Этот год нас омыл, как седьмая щелочь, О которой мы, помнишь, когда-то читали? Оттого нас и радует каждая мелочь, Оттого и моложе как будто бы стали.
Научились ценить все, что буднями было: Этой лампы рабочей лимит и отраду, Эту горстку углей, что в печи не остыла, Этот ломтик нечаянного шоколаду.
Дни «тревог», отвоеванные у смерти, Телефонный звонок — целы ль стекла? Жива ли? Из Елабуги твой самодельный конвертик, — Этих радостей прежде мы не замечали.

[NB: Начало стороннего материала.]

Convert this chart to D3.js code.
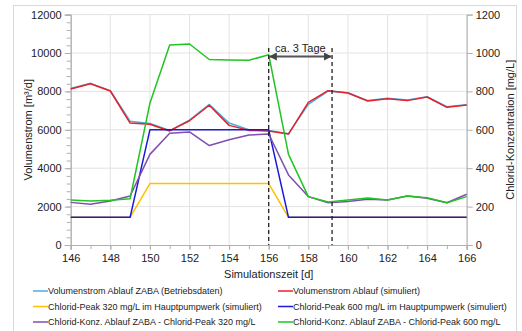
<!DOCTYPE html>
<html>
<head>
<meta charset="utf-8">
<script src="https://cdn.jsdelivr.net/npm/d3@7"></script>
<style>
  body { margin: 0; background: #fff; }
  text { font-family: "Liberation Sans", Arial, sans-serif; fill: #222; }
</style>
</head>
<body>
<div id="chart"></div>
<script>
// data
var days = [146,147,148,149,150,151,152,153,154,155,156,157,158,159,160,161,162,163,164,165,166];
var volBetrieb = [8150,8420,8040,6450,6330,5960,6500,7320,6350,6000,5960,5800,7330,8020,7930,7520,7640,7550,7720,7200,7300];
var volSim     = [8130,8400,8020,6350,6290,5940,6470,7280,6230,5970,5940,5780,7430,8040,7920,7500,7620,7520,7710,7170,7290];
var peak320 = [144,144,144,144,320,320,320,320,320,320,320,144,144,144,144,144,144,144,144,144,144];
var peak600 = [144,144,144,144,600,600,600,600,600,600,600,144,144,144,144,144,144,144,144,144,144];
var konz320 = [222,212,229,255,472,582,589,518,548,573,578,365,252,220,226,238,234,255,243,220,264];
var konz600 = [234,229,233,241,738,1042,1047,966,964,962,991,472,252,224,234,245,234,255,246,220,252];
var leftTicks = [0,2000,4000,6000,8000,10000,12000];
var rightTicks = [0,200,400,600,800,1000,1200];
var xTicks = [146,148,150,152,154,156,158,160,162,164,166];
var markDays = [156, 159.2];

var w = 522, h = 331;
var pLeft = 70.7, pRight = 466.7, pTop = 14.6, pBottom = 245;

var svg = d3.select("#chart").append("svg")
  .attr("width", w).attr("height", h);

// outer frame
svg.append("rect")
  .attr("x", 13.5).attr("y", 5.5).attr("width", 503).attr("height", 340)
  .attr("fill", "none").attr("stroke", "#d9d9d9");

var x = d3.scaleLinear().domain([146, 166]).range([pLeft, pRight]);
var yL = d3.scaleLinear().domain([0, 12000]).range([pBottom, pTop]);
var yR = d3.scaleLinear().domain([0, 1200]).range([pBottom, pTop]);

// grid
svg.append("g").selectAll("line").data(leftTicks.slice(1)).enter().append("line")
  .attr("x1", pLeft).attr("x2", pRight)
  .attr("y1", function(d) { return yL(d); }).attr("y2", function(d) { return yL(d); })
  .attr("stroke", "#e3e3e3");
svg.append("g").selectAll("line").data(xTicks.slice(1)).enter().append("line")
  .attr("y1", pTop).attr("y2", pBottom)
  .attr("x1", function(d) { return x(d); }).attr("x2", function(d) { return x(d); })
  .attr("stroke", "#e3e3e3");

// axes
svg.append("g").attr("transform", "translate(" + pLeft + ",0)")
  .call(d3.axisLeft(yL).tickValues(d3.range(0, 12001, 400)).tickSize(4).tickFormat(""));
svg.append("g").attr("transform", "translate(" + pLeft + ",0)")
  .call(d3.axisLeft(yL).tickValues(leftTicks).tickSize(6).tickPadding(3).tickFormat(d3.format("d")));
svg.append("g").attr("transform", "translate(" + pRight + ",0)")
  .call(d3.axisRight(yR).tickValues(rightTicks).tickSize(6).tickPadding(3).tickFormat(d3.format("d")));
svg.append("g").attr("transform", "translate(0," + pBottom + ")")
  .call(d3.axisBottom(x).tickValues(d3.range(146, 167, 1)).tickSize(4).tickFormat(""));
svg.append("g").attr("transform", "translate(0," + pBottom + ")")
  .call(d3.axisBottom(x).tickValues(xTicks).tickSize(5).tickPadding(4).tickFormat(d3.format("d")));

svg.selectAll(".domain").attr("stroke", "#b0b0b0");
svg.selectAll(".tick line").attr("stroke", "#b0b0b0");
svg.selectAll(".tick text").style("font-size", "11px").attr("fill", "#222")
  .style("font-family", "Liberation Sans, Arial, sans-serif");

// axis titles
svg.append("text").attr("transform", "translate(32," + ((pTop + pBottom) / 2) + ") rotate(-90)")
  .attr("text-anchor", "middle").style("font-size", "11px").text("Volumenstrom [m³/d]");
svg.append("text").attr("transform", "translate(514," + ((pTop + pBottom) / 2) + ") rotate(-90)")
  .attr("text-anchor", "middle").style("font-size", "11px").text("Chlorid-Konzentration [mg/L]");
svg.append("text").attr("x", (pLeft + pRight) / 2).attr("y", 278)
  .attr("text-anchor", "middle").style("font-size", "11px").text("Simulationszeit [d]");

// series
var series = [
  { name: "Volumenstrom Ablauf ZABA (Betriebsdaten)", vals: volBetrieb, axis: yL, color: "#4aaee0" },
  { name: "Volumenstrom Ablauf (simuliert)", vals: volSim, axis: yL, color: "#e8202a" },
  { name: "Chlorid-Peak 320 mg/L im Hauptpumpwerk (simuliert)", vals: peak320, axis: yR, color: "#ffc000" },
  { name: "Chlorid-Peak 600 mg/L im Hauptpumpwerk (simuliert)", vals: peak600, axis: yR, color: "#1a1ad6" },
  { name: "Chlorid-Konz. Ablauf ZABA - Chlorid-Peak 320 mg/L", vals: konz320, axis: yR, color: "#7f4fb0" },
  { name: "Chlorid-Konz. Ablauf ZABA - Chlorid-Peak 600 mg/L", vals: konz600, axis: yR, color: "#22c322" }
];

series.forEach(function(s) {
  var pts = s.vals.map(function(v, j) { return [days[j], v]; });
  svg.append("path")
    .datum(pts)
    .attr("d", d3.line().x(function(d) { return x(d[0]); }).y(function(d) { return s.axis(d[1]); }))
    .attr("fill", "none").attr("stroke", s.color).attr("stroke-width", 1.5)
    .attr("stroke-linejoin", "round");
});

// marker for "ca. 3 Tage"
svg.append("g").selectAll("line").data(markDays).enter().append("line")
  .attr("x1", function(d) { return x(d); }).attr("x2", function(d) { return x(d); })
  .attr("y1", 48).attr("y2", pBottom)
  .attr("stroke", "#222").attr("stroke-width", 1.3).attr("stroke-dasharray", "4,3");

var defs = svg.append("defs");
defs.append("marker").attr("id", "arr")
  .attr("viewBox", "0 0 10 10").attr("refX", 9).attr("refY", 5)
  .attr("markerWidth", 4).attr("markerHeight", 4).attr("orient", "auto-start-reverse")
  .append("path").attr("d", "M0,0L10,5L0,10z").attr("fill", "#444");
svg.append("line")
  .attr("x1", x(markDays[0]) + 1).attr("x2", x(markDays[1]) - 1)
  .attr("y1", 56.5).attr("y2", 56.5)
  .attr("stroke", "#555").attr("stroke-width", 2)
  .attr("marker-start", "url(#arr)").attr("marker-end", "url(#arr)");
svg.append("text").attr("x", (x(markDays[0]) + x(markDays[1])) / 2).attr("y", 52)
  .attr("text-anchor", "middle").style("font-size", "11px").text("ca. 3 Tage");

// legend
var leg = svg.append("g").selectAll("g").data(series).enter().append("g")
  .attr("transform", function(d, i) {
    return "translate(" + (i % 2 == 0 ? 33 : 278) + "," + (291 + Math.floor(i / 2) * 15.5) + ")";
  });
leg.append("line").attr("x1", 0).attr("x2", 15).attr("y1", 0).attr("y2", 0)
  .attr("stroke", function(d) { return d.color; }).attr("stroke-width", 1.5);
leg.append("text").attr("x", 15).attr("y", 3.3).style("font-size", "9px")
  .text(function(d) { return d.name; });
</script>
</body>
</html>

Будет время, мы станем опять богаче, И разборчивей станем, и прихотливей, И на многое будем смотреть иначе, Но не будем, наверно, не будем счастливей!
Ведь его не понять, это счастье, не взвесить. Почему оно бодрствует с нами в тревогах? Почему ему любо цвести и кудесить Под ногами у смерти, на взрытых дорогах?
С воздушной волною в ушах, С холодной луною в душе Я выстрел к безумью. Я — шах И мат себе. Я — немой. Я уже Ничего и бегу к ничему. Я уже никого и спешу к никому С воздушной волною во рту, С холодной луной в темноте, С ногою в углу, с рукою во рву, С глазами, что выпали из глазниц И пальцем забытым в одной из больниц, С ненужной луной в темноте.
На улицах такая стынь. Куда ни глянь — провозят санки. На них печальные останки Зашиты в белизну простынь. Скользит замерзших мумий ряд. Все повторимо в этом мире: Песков египетских обряд Воскреснул в Северной Пальмире.
С того момента, с той реплики мне кажется, что известные нам стихи, наши сегодняшние попытки их прочтения — это такой фонарик, который мы можем поднести к бездне, к темноте исторического зияния, надеясь отобрать у тьмы еще хоть что-нибудь.